Efectivamente, a principios de marzo, la Tribune de Genève destapó la investigación suiza sobre una cuenta controlada por el rey emérito, abierta a nombre de la fundación panameña Lucum, donde el soberano saudí Abdullah ingresó 100 millones de dólares, 65 de los cuales acabaron en manos de Corinna Larsen. Las conexiones de estas transferencias con la adjudicación del AVE a La Meca obligaron a Felipe VI a renunciar a cualquier herencia que pudiera recibir de su padre y a retirarle su asignación anual. Poco después, The Telegraph hizo pública la existencia de Zagatka, una segunda fundación que ocultaba patrimonio de Juan Carlos I en Liechtenstein, mientras su antigua amante denunciaba amenazas de muerte en la prensa británica. Las últimas grabaciones del excomisario Villarejo, en las que la ‘amiga entrañable’ acusa a toda la familia real de beneficiarse de los trapicheos económicos del patriarca, colocan a la institución monárquica en una posición más que delicada.

En los mentideros de la Villa y Corte se asegura que el actual soberano tiene decidido expulsar a Juan Carlos I de la Zarzuela y retirarle el título real.

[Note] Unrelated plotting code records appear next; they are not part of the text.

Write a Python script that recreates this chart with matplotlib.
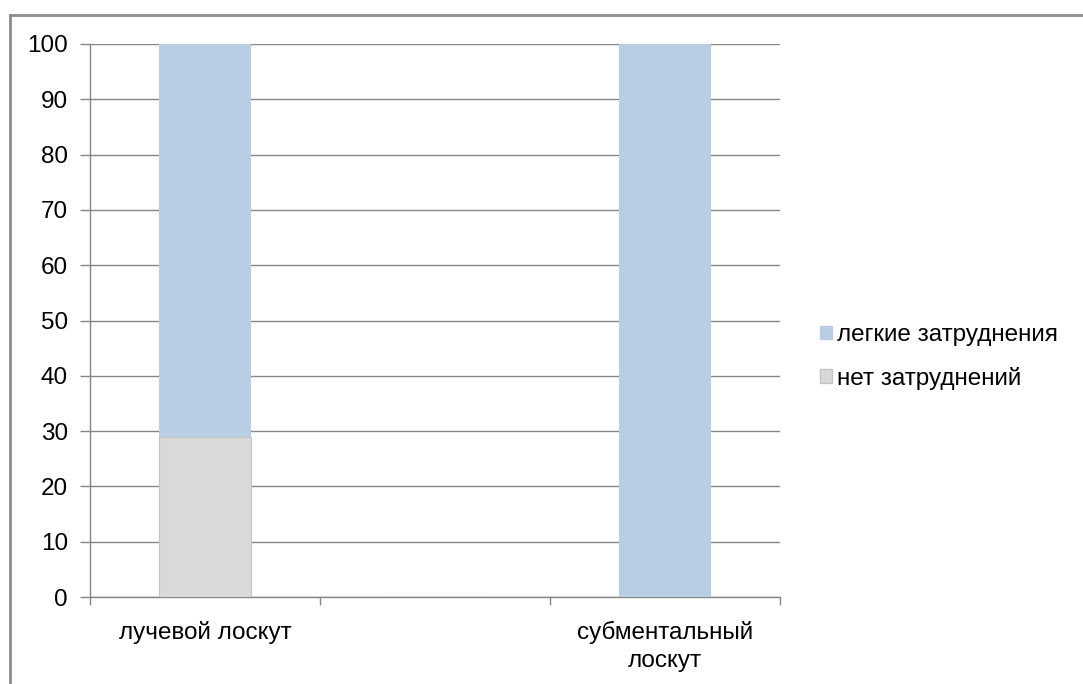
import matplotlib
matplotlib.use("Agg")
import matplotlib.pyplot as plt
from matplotlib.lines import Line2D
from matplotlib.patches import Patch

plt.rcParams['font.family'] = ['Liberation Sans', 'DejaVu Sans']

categories = ["лучевой лоскут", "", "субментальный\nлоскут"]
no_difficulty = [29, 0, 0]
mild_difficulty = [71, 0, 100]
series_labels = ["легкие затруднения", "нет затруднений"]
yticks = list(range(0, 101, 10))

blue = "#B9CDE5"
grey = "#D9D9D9"
axis_grey = "#868686"
fs = 17.5

fig = plt.figure(figsize=(10.83, 6.84), dpi=100)
ax = fig.add_axes([90 / 1083, 1 - 597 / 684, 690 / 1083, 553 / 684])

x = list(range(len(categories)))
w = 0.396
ax.bar(x, no_difficulty, width=w, color=grey, edgecolor="#C4C4C4", linewidth=0.8, zorder=3)
ax.bar(x, mild_difficulty, bottom=no_difficulty, width=w, color=blue, linewidth=0, zorder=3)

ax.set_xlim(-0.5, len(categories) - 0.5)
ax.set_ylim(0, 100)
ax.set_yticks(yticks)
ax.yaxis.grid(True, color=axis_grey, linewidth=1.0, zorder=0)
ax.set_axisbelow(True)

ax.set_xticks(x)
ax.set_xticklabels(categories, fontsize=fs, linespacing=1.35)
ax.set_xticks([i - 0.5 for i in range(len(categories) + 1)], minor=True)
ax.tick_params(axis='x', which='major', length=0, pad=17)
ax.tick_params(axis='x', which='minor', length=6, color=axis_grey, width=1.0)
ax.tick_params(axis='y', length=7, color=axis_grey, width=1.0, labelsize=fs, pad=9)

for side in ("top", "right"):
    ax.spines[side].set_visible(False)
for side in ("left", "bottom"):
    ax.spines[side].set_color(axis_grey)
    ax.spines[side].set_linewidth(1.0)

handles = [Patch(facecolor=blue, edgecolor=blue),
           Patch(facecolor=grey, edgecolor="#C4C4C4")]
fig.legend(handles, series_labels, loc="center left",
           bbox_to_anchor=(803 / 1083, 1 - 357 / 684), frameon=False,
           fontsize=fs, handlelength=0.5, handleheight=0.5,
           handletextpad=0.18, labelspacing=0.85, borderpad=0.2)

# outer chart frame
fx = 9.5 / 1083
fy = 1 - 14.5 / 684
fig.add_artist(Line2D([fx, fx], [0, fy], transform=fig.transFigure, color="#8C8C8C", linewidth=2))
fig.add_artist(Line2D([fx, 1], [fy, fy], transform=fig.transFigure, color="#8C8C8C", linewidth=2))

fig.savefig("out.png", dpi=100)
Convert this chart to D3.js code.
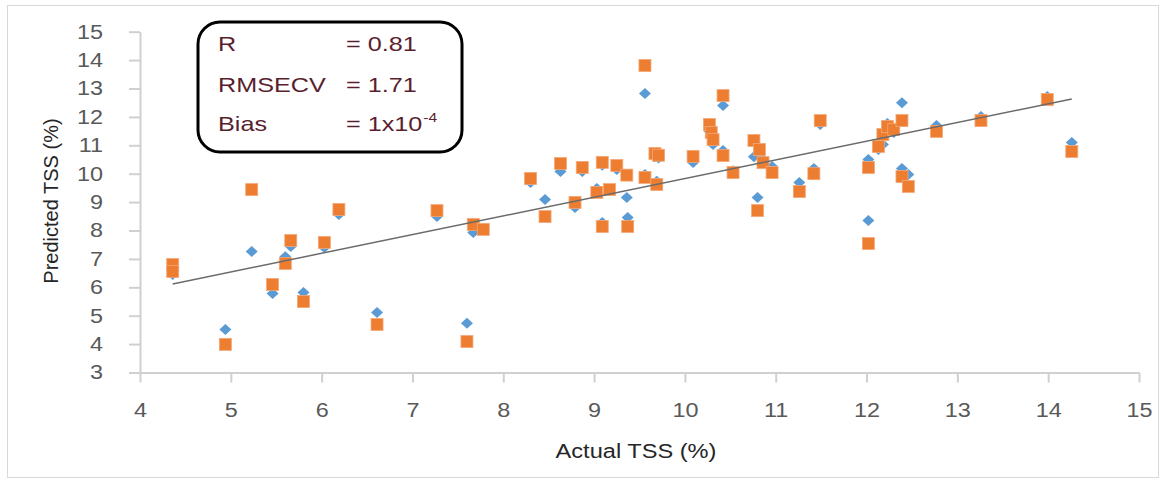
<!DOCTYPE html>
<head>
<style>
  body { margin: 0; background: #fff; }
  text { font-family: "Liberation Sans", Arial, sans-serif; }
</style>
</head>
<body>
<svg id="container" width="1165" height="483"></svg>
</body>
<script src="https://d3js.org/d3.v7.min.js"></script>
<script>

    // actual TSS and the two predicted series
    let actual = [4.36, 4.36, 4.94, 5.23, 5.46, 5.60, 5.66, 5.80, 6.03, 6.19,
        6.61, 7.27, 7.60, 7.67, 7.78, 8.30, 8.46, 8.63, 8.79, 8.87,
        9.03, 9.09, 9.09, 9.17, 9.25, 9.36, 9.37, 9.56, 9.56, 9.67,
        9.71, 9.69, 10.09, 10.27, 10.29, 10.31, 10.42, 10.42, 10.53, 10.76,
        10.80, 10.82, 10.86, 10.96, 11.26, 11.42, 11.49, 12.02, 12.02, 12.13,
        12.18, 12.23, 12.30, 12.39, 12.39, 12.46, 12.77, 13.26, 13.99, 14.26]
    let predBlue = [6.45, 6.55, 4.51, 7.26, 5.78, 7.08, 7.44, 5.82, 7.40, 8.56,
        5.11, 8.49, 4.73, 7.93, 8.05, 9.69, 9.09, 10.08, 8.81, 10.08,
        9.48, 10.30, 8.28, 9.40, 10.15, 9.16, 8.46, 12.82, 9.97, 10.60,
        10.55, 9.73, 10.39, 11.50, 11.30, 11.03, 12.40, 10.82, 10.10, 10.60,
        9.16, 10.70, 10.50, 10.25, 9.69, 10.18, 11.73, 10.50, 8.35, 10.85,
        11.03, 11.77, 11.45, 12.50, 10.18, 9.97, 11.70, 12.01, 12.72, 11.10]
    let predOrange = [6.80, 6.56, 3.99, 9.44, 6.10, 6.84, 7.65, 5.50, 7.58, 8.74,
        4.69, 8.70, 4.09, 8.21, 8.04, 9.83, 8.49, 10.36, 8.99, 10.22,
        9.34, 10.40, 8.14, 9.44, 10.29, 9.95, 8.14, 13.81, 9.87, 10.71,
        10.65, 9.62, 10.61, 11.73, 11.45, 11.20, 12.75, 10.64, 10.04, 11.17,
        8.70, 10.85, 10.39, 10.04, 9.37, 10.00, 11.87, 10.22, 7.54, 10.96,
        11.38, 11.66, 11.56, 11.87, 9.90, 9.55, 11.49, 11.87, 12.61, 10.78]

    // trend line ends
    let trendX = [4.36, 14.26]
    let trendY = [6.12, 12.63]

    let xTicks = [4, 5, 6, 7, 8, 9, 10, 11, 12, 13, 14, 15]
    let yTicks = [3, 4, 5, 6, 7, 8, 9, 10, 11, 12, 13, 14, 15]

    let statLabels = ["R", "RMSECV", "Bias"]
    let statValues = ["= 0.81", "= 1.71", "= 1x10"]

    // the original picture is a bit wider than tall, so text gets stretched
    function stretch(sel, k) {
        sel.each(function () {
            let len = this.getComputedTextLength()
            d3.select(this)
                .attr("textLength", len * k)
                .attr("lengthAdjust", "spacingAndGlyphs")
        })
    }

    let svg = d3.select("#container")

    // light outer frame
    svg.append("rect")
        .attr("x", 7.5).attr("y", 5.5)
        .attr("width", 1151).attr("height", 472)
        .attr("fill", "none")
        .attr("stroke", "#d9d9d9")

    let xScale = d3.scaleLinear().domain([4, 15]).range([140, 1139])
    let yScale = d3.scaleLinear().domain([3, 15]).range([372.5, 31.7])

    let xAxis = d3.axisBottom(xScale)
        .tickValues(xTicks)
        .tickSize(10)
        .tickSizeOuter(0)
        .tickPadding(20)
    let yAxis = d3.axisLeft(yScale)
        .tickValues(yTicks)
        .tickSize(11)
        .tickSizeOuter(0)
        .tickPadding(26)

    svg.append("g")
        .attr("transform", "translate(0," + yScale(3) + ")")
        .call(xAxis)
    svg.append("g")
        .attr("transform", "translate(" + xScale(4) + ",0)")
        .call(yAxis)

    svg.selectAll(".domain, .tick line")
        .attr("stroke", "#d0d0d0")
        .attr("stroke-width", 2)
    svg.selectAll(".tick text")
        .attr("fill", "#595959")
        .style("font-size", "20px")
        .call(stretch, 1.17)

    // axis titles
    svg.append("text")
        .attr("x", 636).attr("y", 458)
        .attr("text-anchor", "middle")
        .attr("fill", "#262626")
        .style("font-size", "20px")
        .text("Actual TSS (%)")
        .call(stretch, 1.18)

    svg.append("text")
        .attr("transform", "translate(58,201) rotate(-90)")
        .attr("text-anchor", "middle")
        .attr("fill", "#262626")
        .style("font-size", "20px")
        .text("Predicted TSS (%)")

    let idx = d3.range(actual.length)

    // blue diamonds
    svg.append("g").selectAll("path")
        .data(idx)
        .enter()
        .append("path")
        .attr("d", "M0,-5.5L6,0L0,5.5L-6,0Z")
        .attr("transform", i => "translate(" + xScale(actual[i]) + "," + yScale(predBlue[i]) + ")")
        .attr("fill", "#5b9bd5")

    // orange squares
    svg.append("g").selectAll("rect")
        .data(idx)
        .enter()
        .append("rect")
        .attr("x", i => xScale(actual[i]) - 6)
        .attr("y", i => yScale(predOrange[i]) - 6)
        .attr("width", 12)
        .attr("height", 12)
        .attr("fill", "#ed7d31")
        .attr("stroke", "#f4a877")
        .attr("stroke-width", 0.8)

    // trend line
    svg.append("line")
        .attr("x1", xScale(trendX[0])).attr("y1", yScale(trendY[0]))
        .attr("x2", xScale(trendX[1])).attr("y2", yScale(trendY[1]))
        .attr("stroke", "#6b6b6b")
        .attr("stroke-width", 1.5)

    // stats box
    svg.append("rect")
        .attr("x", 198).attr("y", 22)
        .attr("width", 264).attr("height", 130)
        .attr("rx", 22)
        .attr("fill", "#fff")
        .attr("stroke", "#000")
        .attr("stroke-width", 3)

    let rowY = [51, 92, 131]
    statLabels.forEach((s, i) => {
        svg.append("text")
            .attr("x", 218).attr("y", rowY[i])
            .attr("fill", "#5a1f2f")
            .style("font-size", "21px")
            .text(s)
            .call(stretch, 1.2)
        let t = svg.append("text")
            .attr("x", 346).attr("y", rowY[i])
            .attr("fill", "#5a1f2f")
            .style("font-size", "21px")
            .text(statValues[i])
        let w = t.node().getComputedTextLength() * 1.2
        t.attr("textLength", w).attr("lengthAdjust", "spacingAndGlyphs")
        if (i == 2) {
            svg.append("text")
                .attr("x", 346 + w + 1).attr("y", rowY[i] - 9)
                .attr("fill", "#5a1f2f")
                .style("font-size", "13px")
                .text("-4")
                .call(stretch, 1.2)
        }
    })

</script>
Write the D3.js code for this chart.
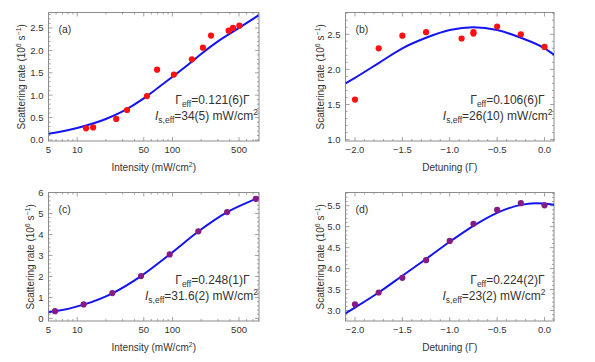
<!DOCTYPE html>
<html><head><meta charset="utf-8">
<script src="https://cdn.jsdelivr.net/npm/d3@7"></script>
<style>
body{margin:0;background:#fff}
svg{display:block}
text{font-family:"Liberation Sans",Arial,sans-serif;fill:#333}
</style>
</head><body>
<svg id="chart" width="595" height="362"></svg>
<script>
// ---------------- data ----------------
// (a) intensity scan
const intensityA = [12.4, 14.7, 25.7, 33.4, 54, 69, 103.5, 160, 209, 254, 389, 432, 504];
const rateA      = [0.26, 0.28, 0.47, 0.67, 0.98, 1.57, 1.46, 1.80, 2.06, 2.33, 2.44, 2.50, 2.55];
const fitIntensityA = [5, 10, 20, 30, 50, 70, 100, 150, 200, 300, 500, 800];
const fitRateA      = [0.14, 0.27, 0.47, 0.64, 0.93, 1.16, 1.41, 1.70, 1.92, 2.20, 2.50, 2.78];
// (b) detuning scan
const detuningB = [-2.0, -1.75, -1.5, -1.25, -0.875, -0.75, -0.75, -0.5, -0.25, 0.0];
const rateB     = [1.57, 2.30, 2.48, 2.53, 2.44, 2.51, 2.53, 2.61, 2.50, 2.32];
const fitDetuningB = [-2.1, -2.0, -1.75, -1.5, -1.25, -1.0, -0.75, -0.5, -0.25, 0.0, 0.1];
const fitRateB     = [1.80, 1.88, 2.09, 2.30, 2.45, 2.56, 2.60, 2.56, 2.45, 2.30, 2.21];
// (c) intensity scan
const intensityC = [5.85, 11.7, 23.4, 46.8, 93.6, 187, 375, 750];
const rateC      = [0.35, 0.67, 1.21, 2.02, 3.05, 4.15, 5.07, 5.70];
const fitIntensityC = [5, 5.85, 11.7, 23.4, 46.8, 93.6, 187, 375, 750, 800];
const fitRateC      = [0.30, 0.34, 0.66, 1.20, 2.02, 3.05, 4.14, 5.06, 5.70, 5.76];
// (d) detuning scan
const detuningD = [-2.0, -1.75, -1.5, -1.25, -1.0, -0.75, -0.5, -0.25, 0.0];
const rateD     = [3.15, 3.43, 3.78, 4.20, 4.66, 5.07, 5.40, 5.56, 5.51];
const fitDetuningD = [-2.1, -2.0, -1.75, -1.5, -1.25, -1.0, -0.75, -0.5, -0.25, -0.1, 0.0, 0.1];
const fitRateD     = [2.93, 3.07, 3.43, 3.83, 4.23, 4.64, 5.02, 5.33, 5.52, 5.56, 5.55, 5.52];

// tick labels
const logTicks = [5, 10, 50, 100, 500];
const detTicks = [-2.0, -1.5, -1.0, -0.5, 0.0];
const yTicksA = [0, 0.5, 1.0, 1.5, 2.0, 2.5];
const yTicksB = [1.0, 1.5, 2.0, 2.5];
const yTicksC = [0, 1, 2, 3, 4, 5, 6];
const yTicksD = [3.0, 3.5, 4.0, 4.5, 5.0, 5.5];
const panelLetters = ["(a)", "(b)", "(c)", "(d)"];
const gammaTexts = ["0.121(6)", "0.106(6)", "0.248(1)", "0.224(2)"];
const isatTexts = ["34(5)", "26(10)", "31.6(2)", "23(2)"];

// ---------------- drawing ----------------
const svg = d3.select("#chart");
const FRAME = "#8c8c8c", LINE = "#1414f0";

const panels = [
  {x0:48.5, x1:259, y0:12.5, y1:141, log:true, xdom:[5,810], ydom:[-0.022,2.845],
   xs:intensityA, ys:rateA, fx:fitIntensityA, fy:fitRateA, yt:yTicksA, yfmt:d3.format(".1f"),
   ymin:0.1, col:"#ff1010", ylx:21.5, g1x:249.5, g2x:258, xlabel:"int"},
  {x0:345.5, x1:554, y0:12.5, y1:141, log:false, xdom:[-2.1,0.1], ydom:[0.98,2.81],
   xs:detuningB, ys:rateB, fx:fitDetuningB, fy:fitRateB, yt:yTicksB, yfmt:d3.format(".1f"),
   ymin:0.1, col:"#ff1010", ylx:320.5, g1x:544.5, g2x:552.5, xlabel:"det"},
  {x0:48.5, x1:259, y0:192.5, y1:321, log:true, xdom:[5,810], ydom:[-0.12,6.0],
   xs:intensityC, ys:rateC, fx:fitIntensityC, fy:fitRateC, yt:yTicksC, yfmt:d3.format("d"),
   ymin:0.2, col:"#861a86", ylx:30, g1x:249.5, g2x:258, xlabel:"int"},
  {x0:345.5, x1:554, y0:192.5, y1:321, log:false, xdom:[-2.1,0.1], ydom:[2.75,5.815],
   xs:detuningD, ys:rateD, fx:fitDetuningD, fy:fitRateD, yt:yTicksD, yfmt:d3.format(".1f"),
   ymin:0.1, col:"#861a86", ylx:320.5, g1x:544.5, g2x:545.5, xlabel:"det"}
];

function minorLog(lo, hi){
  const out=[];
  for(let e=0;e<4;e++){ for(let m=1;m<10;m++){ const v=m*Math.pow(10,e); if(v>=lo&&v<=hi) out.push(v);} }
  return out;
}
function minorLin(lo, hi, step){
  const out=[]; const s=Math.ceil(lo/step-1e-9);
  for(let k=s; k*step<=hi+1e-9; k++) out.push(+(k*step).toFixed(6));
  return out;
}

panels.forEach((p, i) => {
  const x = p.log ? d3.scaleLog().domain(p.xdom).range([p.x0,p.x1])
                  : d3.scaleLinear().domain(p.xdom).range([p.x0,p.x1]);
  const y = d3.scaleLinear().domain(p.ydom).range([p.y1,p.y0]);
  const g = svg.append("g");
  const cid = "clip"+i;
  svg.append("clipPath").attr("id",cid).append("rect")
     .attr("x",p.x0).attr("y",p.y0).attr("width",p.x1-p.x0).attr("height",p.y1-p.y0);

  // ticks (inward, all four sides)
  const xMajor = p.log ? logTicks : detTicks;
  const xMinor = p.log ? minorLog(p.xdom[0], p.xdom[1]) : minorLin(p.xdom[0], p.xdom[1], 0.1);
  const yMinor = minorLin(p.ydom[0], p.ydom[1], p.ymin);
  const tk = g.append("g").attr("stroke",FRAME).attr("stroke-width",0.8);
  const isMajX = v => xMajor.some(m=>Math.abs(m-v)<1e-6);
  const isMajY = v => p.yt.some(m=>Math.abs(m-v)<1e-6);
  xMinor.forEach(v=>{
    const L = isMajX(v)?4:2, xx=x(v);
    tk.append("line").attr("x1",xx).attr("x2",xx).attr("y1",p.y1).attr("y2",p.y1-L);
    tk.append("line").attr("x1",xx).attr("x2",xx).attr("y1",p.y0).attr("y2",p.y0+L);
  });
  xMajor.forEach(v=>{ if(!xMinor.some(m=>Math.abs(m-v)<1e-6)){ const xx=x(v);
    tk.append("line").attr("x1",xx).attr("x2",xx).attr("y1",p.y1).attr("y2",p.y1-4);
    tk.append("line").attr("x1",xx).attr("x2",xx).attr("y1",p.y0).attr("y2",p.y0+4);}});
  yMinor.forEach(v=>{
    const L = isMajY(v)?4:2, yy=y(v);
    tk.append("line").attr("y1",yy).attr("y2",yy).attr("x1",p.x0).attr("x2",p.x0+L);
    tk.append("line").attr("y1",yy).attr("y2",yy).attr("x1",p.x1).attr("x2",p.x1-L);
  });

  // frame
  g.append("rect").attr("x",p.x0).attr("y",p.y0).attr("width",p.x1-p.x0).attr("height",p.y1-p.y0)
   .attr("fill","none").attr("stroke",FRAME).attr("stroke-width",1);

  // tick labels
  xMajor.forEach(v=>{
    g.append("text").attr("x",x(v)).attr("y",p.y1+12).attr("text-anchor","middle")
     .attr("font-size",9.5).text(p.log ? String(v) : (v<0?"\u2212":"")+Math.abs(v).toFixed(1));
  });
  p.yt.forEach(v=>{
    g.append("text").attr("x",p.x0-5).attr("y",y(v)).attr("dy","0.35em").attr("text-anchor","end")
     .attr("font-size",9.5).text(p.yfmt(v));
  });

  // axis labels
  const xl = g.append("text").attr("x",(p.x0+p.x1)/2).attr("y",p.y1+30).attr("text-anchor","middle").attr("font-size",10);
  if(p.xlabel==="int"){
    xl.append("tspan").text("Intensity (mW/cm");
    xl.append("tspan").attr("font-size",7).attr("dy",-4).text("2");
    xl.append("tspan").attr("dy",4).text(")");
  } else {
    xl.text("Detuning (\u0393)");
  }
  const yl = g.append("text").attr("transform",`translate(${p.ylx},${(p.y0+p.y1)/2}) rotate(-90)`)
     .attr("text-anchor","middle").attr("dy","0.35em").attr("font-size",10);
  yl.append("tspan").text("Scattering rate (10");
  yl.append("tspan").attr("font-size",7).attr("dy",-4).text("6");
  yl.append("tspan").attr("dy",4).text(" s");
  yl.append("tspan").attr("font-size",7).attr("dy",-4).text("\u22121");
  yl.append("tspan").attr("dy",4).text(")");

  // fit curve
  const fit = p.fx.map((v,k)=>[v,p.fy[k]]);
  g.append("path").datum(fit).attr("clip-path",`url(#${cid})`)
   .attr("fill","none").attr("stroke",LINE).attr("stroke-width",2)
   .attr("d", d3.line().x(d=>x(d[0])).y(d=>y(d[1])).curve(d3.curveMonotoneX));

  // data points
  const pts = p.xs.map((v,k)=>[v,p.ys[k]]);
  g.selectAll("circle.pt").data(pts).enter().append("circle")
   .attr("cx",d=>x(d[0])).attr("cy",d=>y(d[1])).attr("r",3.1).attr("fill",p.col);

  // panel letter
  g.append("text").attr("x",p.x0+10).attr("y",p.y0+20).attr("font-size",10.5).text(panelLetters[i]);

  // annotations
  const t1 = g.append("text").attr("x",p.g1x).attr("y",p.y0+91).attr("text-anchor","end").attr("font-size",12);
  t1.append("tspan").text("\u0393");
  t1.append("tspan").attr("font-size",8.5).attr("dy",3).text("eff");
  t1.append("tspan").attr("dy",-3).text("="+gammaTexts[i]+"\u0393");
  const t2 = g.append("text").attr("x",p.g2x).attr("y",p.y0+107).attr("text-anchor","end").attr("font-size",12);
  t2.append("tspan").attr("font-style","italic").text("I");
  t2.append("tspan").attr("font-size",8.5).attr("dy",3).text("s,eff");
  t2.append("tspan").attr("dy",-3).text("="+isatTexts[i]+" mW/cm");
  t2.append("tspan").attr("font-size",8.5).attr("dy",-4.5).text("2");
});
</script>
</body></html>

Sin embargo, si los hechos que están saliendo a la luz se confirman, resultaría intolerable cerrar este asunto con una regañina palaciega, cuando cualquier ciudadano daría con sus huesos en la cárcel por infinitamente menos. 

Es cierto que el artículo 56 de la Constitución declara que la persona del rey «es inviolable y no está sujeta a responsabilidad», pero el sentido común obliga a interpretar este precepto en sentido restrictivo, es decir, predicándolo exclusivamente respecto de los actos realizados como Jefe del Estado. ¿Acaso algún descerebrado defendería que el monarca quedara impune si asesinase públicamente a un ciudadano? Sin duda, la existencia de personas intocables resulta sustancialmente incompatible con la defensa de un Estado de Derecho que se considere democrático.